• # question_answer You are given the electronic configuration of five neutral atoms - A, B, C, D and E. $A-1{{s}^{2}}\,2{{s}^{2}}\,2{{p}^{6}}\,3{{s}^{2}};$$B-1{{s}^{2}}2{{s}^{2}}\,2{{p}^{2}}\,3{{s}^{1}};$$C-1{{s}^{2}}2{{s}^{2}}2{{p}^{1}};$$D-1{{s}^{2}}\,2{{s}^{2}}\,2{{p}^{5}};$$E-1{{s}^{2}}\,2{{s}^{2}}\,2{{p}^{6}}$. Write the empirical formula for the substances containing (i) A and D (ii) B and D (iii) only D (iv) only E.

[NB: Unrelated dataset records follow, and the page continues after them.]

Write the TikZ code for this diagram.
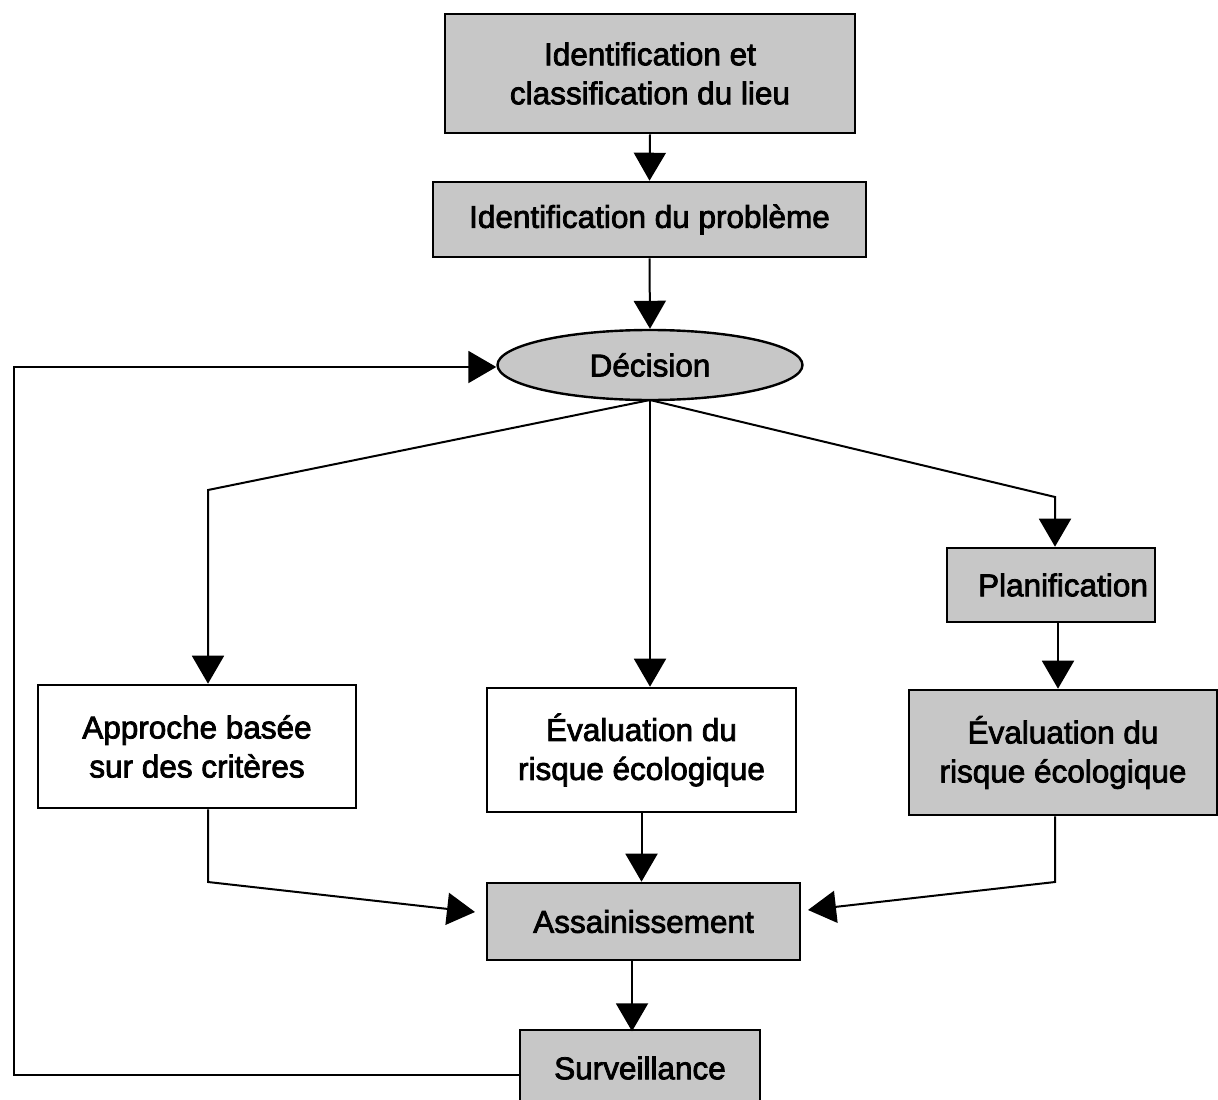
\documentclass[tikz,border=0pt]{standalone}
\usepackage{fontspec}
\setmainfont{Liberation Sans}[BoldFeatures={FakeBold=2.5}, BoldFont=Liberation Sans]
\usetikzlibrary{arrows.meta,shapes.geometric}
\definecolor{shade}{gray}{0.78}
\begin{document}
\begin{tikzpicture}[x=1pt,y=-1pt,
  every node/.style={font=\fontsize{31.5}{39}\selectfont\bfseries, align=center, inner sep=0pt},
  box/.style={draw, line width=2.6pt, minimum width=#1},
  greybox/.style={box=#1, fill=shade},
  flow/.style={line width=2pt, -{Triangle[width=32pt,length=28pt]}}]
\useasboundingbox (0,0) rectangle (1218,1100);

% boxes
\node[greybox=410, minimum height=119] (lieu) at (650,73.5) {Identification et\\classification du lieu};
\node[greybox=433, minimum height=75] (prob) at (649.5,219.5) {Identification du problème};
\node[ellipse, draw, line width=2.4pt, fill=shade, minimum width=305, minimum height=70] (dec) at (650,365) {Décision};
\node[box=318, fill=white, minimum height=123] (crit) at (197,746.5) {Approche basée\\sur des critères};
\node[box=309, fill=white, minimum height=124] (erm) at (641.5,750) {Évaluation du\\risque écologique};
\node[greybox=208, minimum height=74] (plan) at (1051,585) {\hspace*{24pt}Planification};
\node[greybox=308, minimum height=125] (erd) at (1063,752.5) {Évaluation du\\risque écologique};
\node[greybox=313, minimum height=77] (ass) at (643.5,921.5) {Assainissement};
\node[greybox=240, minimum height=76] (surv) at (640,1068) {Surveillance};

% bend points
\coordinate (decB) at (650,400);
\coordinate (lk) at (208,490);
\coordinate (rk) at (1055,497);
\coordinate (lb) at (208,882);
\coordinate (rb) at (1055,882);
\coordinate (lt) at (475,912);
\coordinate (rt) at (808,910);
\coordinate (fb1) at (14,1075);
\coordinate (fb2) at (14,367);

% connectors
\draw[flow] (lieu.south) -- (prob.north);
\draw[flow] (prob.south) -- (dec.north);
\draw[flow] (decB) -- (lk) -- (crit.north -| lk);
\draw[flow] (dec.south) -- (erm.north -| dec.south);
\draw[flow] (decB) -- (rk) -- (plan.north -| rk);
\draw[flow] (plan.south -| rk) ++(3,0) -- (erd.north -| 1058,0);
\draw[flow] (crit.south -| lb) -- (lb) -- (lt);
\draw[flow] (erd.south -| rb) -- (rb) -- (rt);
\draw[flow] (erm.south) -- (ass.north -| erm.south);
\draw[flow] (ass.south -| surv.north) ++(-8,0) -- ++(0,70);
\draw[flow] (surv.west |- fb1) -- (fb1) -- (fb2) -- (dec.west |- fb2);
\end{tikzpicture}
\end{document}
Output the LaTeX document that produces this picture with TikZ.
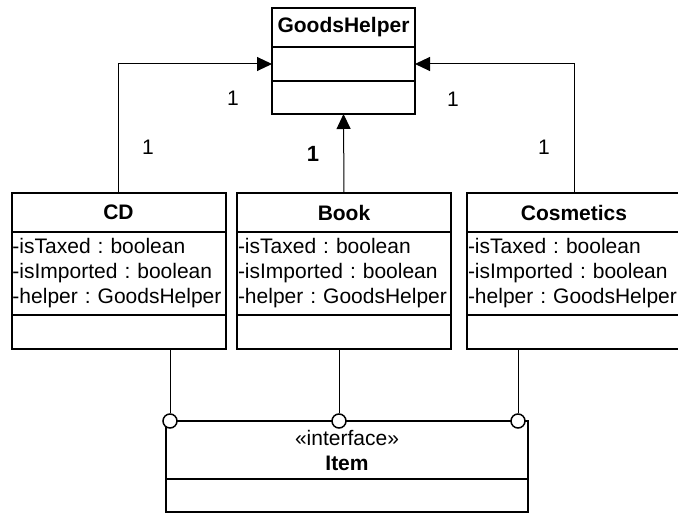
\documentclass[tikz,border=0pt]{standalone}
\usepackage{fontspec}
\setmainfont{Liberation Sans}
\usetikzlibrary{arrows.meta,positioning}
\frenchspacing
\hyphenpenalty=10000

\begin{document}
\begin{tikzpicture}[
    x=1pt, y=-1pt,
    every node/.style={font=\fontsize{21}{25}\selectfont},
    head/.style={rectangle, draw=black, line width=2pt, outer sep=0pt, minimum width=214pt, minimum height=39pt, font=\fontsize{21}{25}\selectfont\bfseries},
    attr/.style={rectangle, draw=black, line width=2pt, outer sep=0pt, text width=212pt, inner xsep=1pt, align=left, minimum height=83pt},
    ops/.style={rectangle, draw=black, line width=2pt, outer sep=0pt, minimum width=214pt, minimum height=34pt},
    ball/.style={circle, draw=black, line width=1.5pt, fill=white, minimum size=14pt, inner sep=0pt},
    arrow/.style={-{Triangle[length=15pt,width=14pt]}, line width=1pt, draw=black},
    link/.style={line width=1pt, draw=black},
    mult/.style={font=\fontsize{21}{25}\selectfont}
]
\useasboundingbox (0,0) rectangle (678,513);
\clip (0,0) rectangle (678,513);

% 1. Helper class
\node[head, minimum width=143pt] (gh) at (343.5, 27.5) {GoodsHelper};
\node[ops, minimum width=143pt, below=0pt of gh] (gh_mid) {};
\node[ops, minimum width=143pt, minimum height=33pt, below=0pt of gh_mid] (gh_ops) {};

% 2. Goods classes
\node[head] (cd) at (118.5, 212.5) {CD};
\node[attr, below=0pt of cd] (cd_attr) {-isTaxed : boolean\\-isImported : boolean\\-helper : GoodsHelper};
\node[ops, below=0pt of cd_attr] (cd_ops) {};

\node[head] (book) at (344, 212.5) {Book};
\node[attr, below=0pt of book] (book_attr) {-isTaxed : boolean\\-isImported : boolean\\-helper : GoodsHelper};
\node[ops, below=0pt of book_attr] (book_ops) {};

\node[head] (cos) at (574, 212.5) {Cosmetics};
\node[attr, below=0pt of cos] (cos_attr) {-isTaxed : boolean\\-isImported : boolean\\-helper : GoodsHelper};
\node[ops, below=0pt of cos_attr] (cos_ops) {};

% 3. Interface
\node[head, font=\fontsize{21}{25}\selectfont, align=center, minimum width=362pt, minimum height=58pt] (item) at (347, 450) {«interface»\\\textbf{Item}};
\node[ops, minimum width=362pt, minimum height=33pt, below=0pt of item] (item_ops) {};

% Lollipops
\node[ball] (ball_cd) at (170, 421) {};
\node[ball] (ball_book) at (339, 421) {};
\node[ball] (ball_cos) at (518, 421) {};

% Arrows
\draw[arrow] (cd.north) |- (gh_mid.west);
\draw[arrow] (book.north) -- (gh_ops.south);
\draw[arrow] (cos.north) |- (gh_mid.east);

\draw[link] (cd_ops.south -| ball_cd) -- (ball_cd);
\draw[link] (book_ops.south -| ball_book) -- (ball_book);
\draw[link] (cos_ops.south -| ball_cos) -- (ball_cos);

% Multiplicities
\node[mult] (m_cd_gh) at (233, 98) {1};
\node[mult] (m_cd) at (148, 147) {1};
\node[mult, font=\fontsize{22}{25}\selectfont\bfseries] (m_book) at (313, 154) {1};
\node[mult] (m_cos_gh) at (453, 99) {1};
\node[mult] (m_cos) at (544, 147) {1};

\end{tikzpicture}
\end{document}
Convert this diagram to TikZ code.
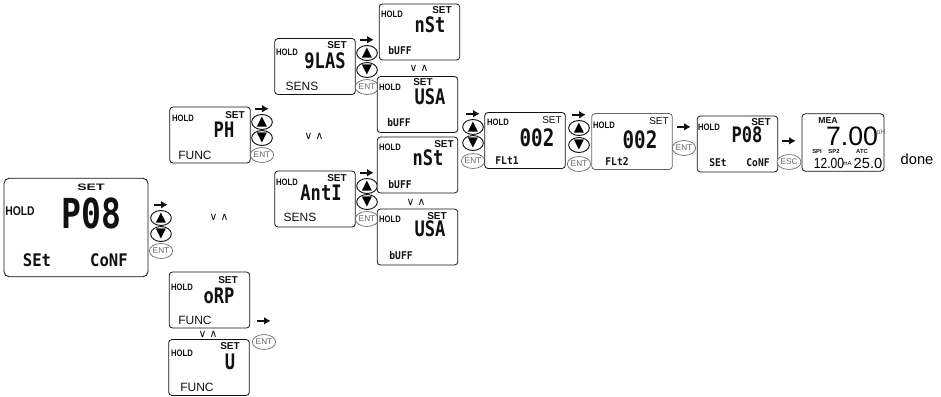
\documentclass[tikz,border=0pt]{standalone}
\usepackage{fontspec}
\setmainfont{Liberation Sans}
\newfontfamily\lcdfont[FakeStretch=0.8]{DejaVu Sans Mono}
\newfontfamily\lcdlowfont[FakeStretch=0.9]{DejaVu Sans Mono}
\newfontfamily\narrowfont[FakeStretch=0.82]{Liberation Sans}
\newfontfamily\widefont[FakeStretch=1.5]{Liberation Sans}
\newfontfamily\symbfont{DejaVu Sans}
\usetikzlibrary{shapes.geometric, arrows.meta, positioning}
\definecolor{kyInk}{HTML}{111111}
\definecolor{kyGrey}{HTML}{666666}
\tikzset{
  screen/.style={rectangle, rounded corners=2.5pt, draw=kyInk, line width=0.6pt,
    fill=white, minimum width=60.5pt, minimum height=42pt, inner sep=0pt},
  bigscreen/.style={screen, rounded corners=4pt, minimum width=108pt, minimum height=74pt},
  holdtxt/.style={inner sep=0pt, kyInk, font=\narrowfont\bfseries\fontsize{7}{8}\selectfont},
  settxt/.style={inner sep=0pt, kyInk, font=\bfseries\fontsize{7.5}{8}\selectfont},
  lcdtxt/.style={inner sep=0pt, kyInk, font=\lcdfont\bfseries\fontsize{16}{18}\selectfont},
  lcdlow/.style={inner sep=0pt, kyInk, font=\lcdlowfont\bfseries\fontsize{8}{9}\selectfont},
  modetxt/.style={inner sep=0pt, kyInk, font=\fontsize{9}{10}\selectfont},
  keybtn/.style={ellipse, draw=kyInk, line width=0.7pt, fill=white, minimum width=15.5pt,
    minimum height=11.2pt, inner sep=0pt, font=\symbfont\fontsize{10}{11}\selectfont},
  entbtn/.style={keybtn, draw=kyGrey, line width=0.5pt, text=kyGrey, font=\fontsize{6.2}{7}\selectfont},
  veetxt/.style={inner sep=0pt, kyInk, font=\symbfont\fontsize{8}{9}\selectfont},
  keyarrow/.style={-{Latex[length=1.7mm, width=2mm]}, line width=1.3pt, kyInk}
}
\begin{document}
\begin{tikzpicture}[x=0.75pt, y=-0.75pt]
  \useasboundingbox (0,0) rectangle (941,396);

  \node[bigscreen] (big) at (76,227.5) {};
  \node[holdtxt, font=\narrowfont\bfseries\fontsize{9.5}{10}\selectfont] (bigHold) at (20,211) {HOLD};
  \node[settxt, font=\widefont\bfseries\fontsize{7}{8}\selectfont] (bigSet) at (91,187) {SET};
  \node[lcdtxt, font=\lcdfont\bfseries\fontsize{31}{34}\selectfont] (bigVal) at (91.5,213) {P08};
  \node[lcdlow, font=\lcdlowfont\bfseries\fontsize{13}{14}\selectfont] (bigSEt) at (37,260) {SEt};
  \node[lcdlow, font=\lcdlowfont\bfseries\fontsize{13}{14}\selectfont] (bigConf) at (109,260) {CoNF};

  \node[keybtn] (bigUp) at (161,218) {▲};
  \node[keybtn] (bigDn) at (161,234) {▼};
  \node[entbtn] (bigEnt) at (161,251) {ENT};
  \draw[keyarrow] ([xshift=-5pt, yshift=4pt]bigUp.north) -- ([xshift=5pt, yshift=4pt]bigUp.north);
  \node[veetxt] (veeA) at (219,217) {∨ ∧};

  \node[screen] (ph) at (210,135) {};
  \node[holdtxt] (phHold) at (183,118) {HOLD};
  \node[settxt] (phSet) at (235,115) {SET};
  \node[lcdtxt] (phVal) at (224,130) {PH};
  \node[modetxt] (phMode) at (195,155) {FUNC};

  \node[keybtn] (phUp) at (262,122) {▲};
  \node[keybtn] (phDn) at (262,138) {▼};
  \node[entbtn] (phEnt) at (262,155) {ENT};
  \draw[keyarrow] ([xshift=-5pt, yshift=4pt]phUp.north) -- ([xshift=5pt, yshift=4pt]phUp.north);
  \node[veetxt] (veeB) at (314,136) {∨ ∧};

  \node[screen] (orp) at (209.5,300) {};
  \node[holdtxt] (orpHold) at (182,287) {HOLD};
  \node[settxt] (orpSet) at (228,280) {SET};
  \node[lcdtxt] (orpVal) at (219,296) {oRP};
  \node[modetxt] (orpMode) at (195,320) {FUNC};
  \node[veetxt] (veeC) at (208,334) {∨ ∧};

  \node[screen] (volt) at (209,367.5) {};
  \node[holdtxt] (voltHold) at (182,353) {HOLD};
  \node[settxt] (voltSet) at (230,346) {SET};
  \node[lcdtxt] (voltVal) at (230,362) {U};
  \node[modetxt] (voltMode) at (197,387) {FUNC};

  \node[entbtn] (voltEnt) at (264,342) {ENT};
  \draw[keyarrow] ([xshift=-5pt, yshift=10pt]voltEnt.north) -- ([xshift=5pt, yshift=10pt]voltEnt.north);

  \node[screen] (glas) at (315,66.5) {};
  \node[holdtxt] (glasHold) at (287,52) {HOLD};
  \node[settxt] (glasSet) at (337,45) {SET};
  \node[lcdtxt] (glasVal) at (325,61) {9LAS};
  \node[modetxt] (glasMode) at (302,86) {SENS};

  \node[keybtn] (glasUp) at (367,53) {▲};
  \node[keybtn] (glasDn) at (367,70) {▼};
  \node[entbtn] (glasEnt) at (367,87) {ENT};
  \draw[keyarrow] ([xshift=-5pt, yshift=4pt]glasUp.north) -- ([xshift=5pt, yshift=4pt]glasUp.north);

  \node[screen] (anti) at (315,199) {};
  \node[holdtxt] (antiHold) at (287,182) {HOLD};
  \node[settxt] (antiSet) at (337,178) {SET};
  \node[lcdtxt] (antiVal) at (321,193) {AntI};
  \node[modetxt] (antiMode) at (300,217) {SENS};

  \node[keybtn] (antiUp) at (367,186) {▲};
  \node[keybtn] (antiDn) at (367,202) {▼};
  \node[entbtn] (antiEnt) at (367,219) {ENT};
  \draw[keyarrow] ([xshift=-5pt, yshift=4pt]antiUp.north) -- ([xshift=5pt, yshift=4pt]antiUp.north);

  \node[screen] (nstA) at (419.5,32) {};
  \node[holdtxt] (nstAHold) at (392,14) {HOLD};
  \node[settxt] (nstASet) at (442,10) {SET};
  \node[lcdtxt] (nstAVal) at (430,25) {nSt};
  \node[lcdlow] (nstABuf) at (400,51) {bUFF};
  \node[veetxt] (veeD) at (419,68) {∨ ∧};

  \node[screen] (usaA) at (417.5,104.5) {};
  \node[holdtxt] (usaAHold) at (390,87) {HOLD};
  \node[settxt] (usaASet) at (423,82) {SET};
  \node[lcdtxt] (usaAVal) at (430,97) {USA};
  \node[lcdlow] (usaABuf) at (399,123) {bUFF};

  \node[screen] (nstB) at (417.5,165) {};
  \node[holdtxt] (nstBHold) at (390,147) {HOLD};
  \node[settxt] (nstBSet) at (444,144) {SET};
  \node[lcdtxt] (nstBVal) at (428,158) {nSt};
  \node[lcdlow] (nstBBuf) at (400,185) {bUFF};
  \node[veetxt] (veeE) at (416,202) {∨ ∧};

  \node[screen] (usaB) at (417.5,237) {};
  \node[holdtxt] (usaBHold) at (390,219) {HOLD};
  \node[settxt] (usaBSet) at (437,216) {SET};
  \node[lcdtxt] (usaBVal) at (430,229) {USA};
  \node[lcdlow] (usaBBuf) at (401,256) {bUFF};

  \node[keybtn] (bufUp) at (473,127) {▲};
  \node[keybtn] (bufDn) at (473,143) {▼};
  \node[entbtn] (bufEnt) at (473,161) {ENT};
  \draw[keyarrow] ([xshift=-5pt, yshift=4pt]bufUp.north) -- ([xshift=5pt, yshift=4pt]bufUp.north);

  \node[screen] (fltA) at (525,140.5) {};
  \node[holdtxt] (fltAHold) at (498,122) {HOLD};
  \node[settxt, font=\fontsize{7.5}{8}\selectfont] (fltASet) at (552,120) {SET};
  \node[lcdtxt, font=\lcdfont\bfseries\fontsize{18}{20}\selectfont] (fltAVal) at (537,138) {002};
  \node[lcdlow] (fltAName) at (507,161) {FLt1};

  \node[keybtn] (fltUp) at (579,128) {▲};
  \node[keybtn] (fltDn) at (579,145) {▼};
  \node[entbtn] (fltEnt) at (579,164) {ENT};
  \draw[keyarrow] ([xshift=-5pt, yshift=4pt]fltUp.north) -- ([xshift=5pt, yshift=4pt]fltUp.north);

  \node[screen, draw=kyGrey] (fltB) at (632,141.5) {};
  \node[holdtxt] (fltBHold) at (604,125) {HOLD};
  \node[settxt, font=\fontsize{7.5}{8}\selectfont] (fltBSet) at (659,121) {SET};
  \node[lcdtxt, font=\lcdfont\bfseries\fontsize{18}{20}\selectfont] (fltBVal) at (640,140) {002};
  \node[lcdlow] (fltBName) at (617,162) {FLt2};

  \node[entbtn] (saveEnt) at (684,148) {ENT};
  \draw[keyarrow] ([xshift=-5pt, yshift=10pt]saveEnt.north) -- ([xshift=5pt, yshift=10pt]saveEnt.north);

  \node[screen] (conf) at (737.5,144) {};
  \node[holdtxt] (confHold) at (709,127) {HOLD};
  \node[settxt] (confSet) at (761,122) {SET};
  \node[lcdtxt] (confVal) at (747,135) {P08};
  \node[lcdlow] (confSEt) at (718,163) {SEt};
  \node[lcdlow] (confConf) at (758,163) {CoNF};

  \node[entbtn] (escBtn) at (789,162) {ESC};
  \draw[keyarrow] ([xshift=-5pt, yshift=10pt]escBtn.north) -- ([xshift=5pt, yshift=10pt]escBtn.north);

  \node[screen, minimum width=61.5pt, minimum height=43pt] (mea) at (843,142.5) {};
  \node[settxt, font=\bfseries\fontsize{6.5}{7}\selectfont] (meaTitle) at (828,121) {MEA};
  \node[inner sep=0pt, font=\fontsize{20}{22}\selectfont] (meaVal) at (852,136) {7.00};
  \node[inner sep=0pt, kyGrey, font=\fontsize{5.5}{6}\selectfont] (meaUnit) at (881,133) {pH};
  \node[settxt, font=\bfseries\fontsize{4.4}{5}\selectfont] (meaSpa) at (817,151.5) {SPI};
  \node[settxt, font=\bfseries\fontsize{4.4}{5}\selectfont] (meaSpb) at (834,151.5) {SP2};
  \node[settxt, font=\bfseries\fontsize{4.4}{5}\selectfont] (meaAtc) at (862,151.5) {ATC};
  \node[inner sep=0pt, font=\narrowfont\fontsize{11}{12}\selectfont] (meaCur) at (829,163) {12.00};
  \node[inner sep=0pt, font=\fontsize{4.5}{5}\selectfont] (meaMa) at (847,163) {mA};
  \node[inner sep=0pt, font=\fontsize{11}{12}\selectfont] (meaTemp) at (868,163) {25.0};

  \node[inner sep=0pt, font=\fontsize{11}{12}\selectfont] (doneTxt) at (917,159) {done};
\end{tikzpicture}
\end{document}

(i) The empirical formula for the compound containing A and D is $A{{D}_{2}}$. This is because atom A has two valence electrons while D has seven electrons. Therefore, A donates two electrons to two atoms of D and the compound has the formula $A{{D}_{2}}$. (ii) The empirical formula for the compound is BD because B loses one electron while D accept it. (iii) Two atoms of D can share one electron each to complete their octet. Therefore, the empirical formula of the compound is ${{D}_{2}}$. (iv) Since E has the configuration of a noble gas (Ne), it is, therefore, mono atomic and exists as E.